確率論的地震動予測地図は東北地方太平洋沖地震の後に批判されました。2010年版の地図でも色の濃いエリアは主に南海トラフの影響を受ける地域と首都圏でした。南海トラフ地震も首都直下地震も起きていないのに、なぜ、東北地方太平洋沖地震が起きたのかという指摘です。しかし、この地図の色分けは、色の濃い地域から順番に地震が起こることを示していません。黄色でも地震は起きているから、より濃い色は確実に起きると思っていたほうがいいわけです。 過去に起きた地震が、将来にも起こるという科学的に合理的な前提が崩れなければ、例えば千年後の未来から見ると21世紀にはこの地図のように地震が起きていたとなるはずです。
Q5.
日本なら地震はどこでも起こるといわれます。確率論的地震動予測地図の必要性はどこにあるのでしょう?
この地図は科学的なエビデンスに基づいて作成されたものです。日本中どこでも地震は起きやすいと言いますが、その差は確実にあります。確率論的地震動予測地図は、立場によって使い分けるといいと思います。

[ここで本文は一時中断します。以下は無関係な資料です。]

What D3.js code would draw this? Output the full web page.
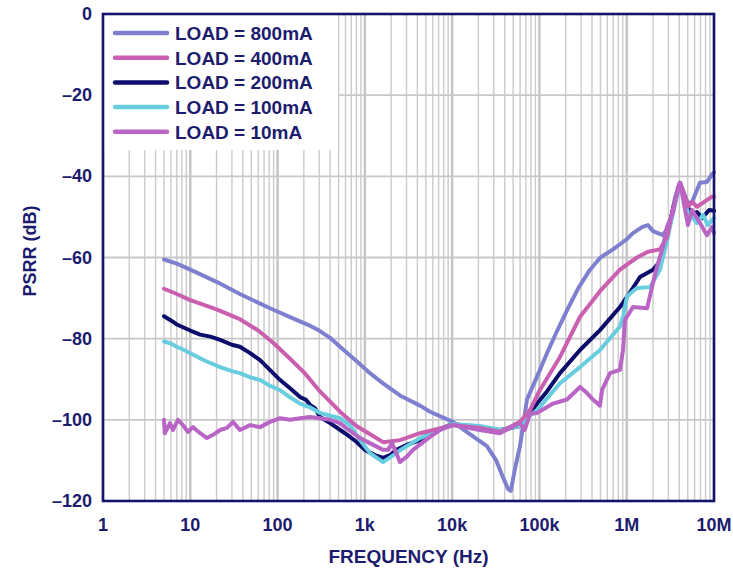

例えば、国の立場なら地図を参考に、優先して地震対策をすべき地域がわかります。地方自治体なら確率が高い地域にある庁舎から耐震補強を始めることもできます。一般の人で住宅の購入を考えているならより安全な場所が選べます。もし、住んでいるところからの引っ越しが難しいなら家具の固定や地震保険への加入など対策はいろいろあります。確率論的地震動予測地図を見ればわかるように、30年の期間なら100%確実に地震が起こるとは言えません。確率の値は小さくも見えるでしょう。兵庫県南部地震と東北地方太平洋沖地震の両方を経験された方もいらっしゃいますが、運のいい人はどちらも経験していません。人間が大きな地震を経験するのは、一生に1回です。地震リスクにどう備えるか、自分の生活プランの組み立てにこの地図が参考になると思います。